I learned that antique shops were no longer taking anything I had to offer as they said young people these days have no interest in these antiques. The local antique mall owner said I’d be better off just sending it all over to Goodwill or the Salvation Army.
We cleared out so many things that first week and part of next I thought I was going to be able to leave earlier than expected. However, my sister soon put that to rest when she opened the outdoor shed which was filled with refuse and storage cabinets filled with more “things”. I never swore so much in a single moment than I did when she opened those doors.
That is why I had the big purge of 2015 in our own home. We had an overrun of “things” that I did not want to burden you with. And although that was done, your dad amassed more “things” to fill the cleared spaces when his mother died. We will need to do another purge again because you should not have to deal with this in the event we require 24 hour care and must be placed in palliative care.
I digitized all the photos and paperwork I found at mom’s and uploaded them to the cloud. My sister has all the originals should you ever want to see them.
Statistically we sent over 150 bags of trash to the landfill and gave away about the same to Goodwill of all the things which were not destroyed by time. We wrapped up 4 sets of china and a fifth remains to be stored as my sister sees fit. I found so many things of my childhood that I took back a parcel of some but not all.
Now that the stuff portion is out of the way, let’s talk about this disease. It is not known to be genetic BUT…
Rarely, the condition can affect more than one family member. Some of these cases appear to be due to single gene changes (mutations) that follow an autosomal dominant pattern of inheritance. Other familial cases do not follow a specific pattern of inheritance and likely have a multifactorial cause (associated with the effects of multiple genes in combination with lifestyle and environmental factors).
My great grandmother suffered from something which is exactly like DLB. I was in high school when she came to live with us.

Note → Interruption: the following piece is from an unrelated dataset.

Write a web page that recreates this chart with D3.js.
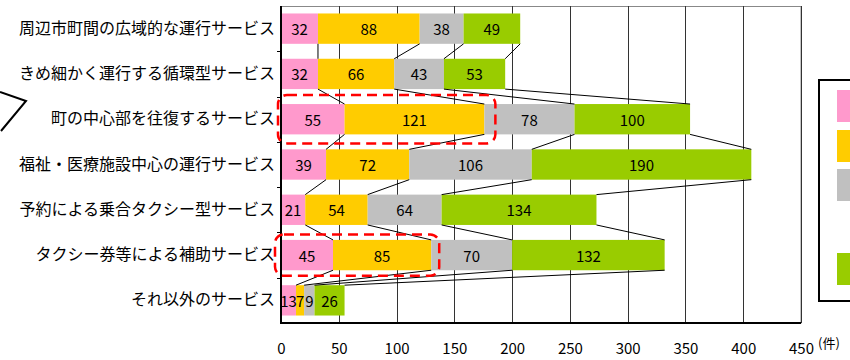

She ended up losing her continence as well as her ability to feed herself and my grandparents went nearly destitute to pay for palliative care for her. She lived for 15 years.
There are genetic tests for the likelihood if you carry the markers for this disease. But you have to go to a health care professional to get these tests done.
I have contacted GARD regarding testing and hopefully you and I can be tested to see if there is a predisposition to this in our own genetics.
Another resource for factors that increase the predisposition for this disease
I want you to know that if I fall prey to this I do not want to carry on with it. There are states with a death with dignity law in place and I will want to be moved there to have the choice of how I handle this. Oregon is nice.
Now, be warned I will be writing more on this subject as well as on my mother as there are some extra life wisdoms which came out of this visit that you may find useful on your life’s journey.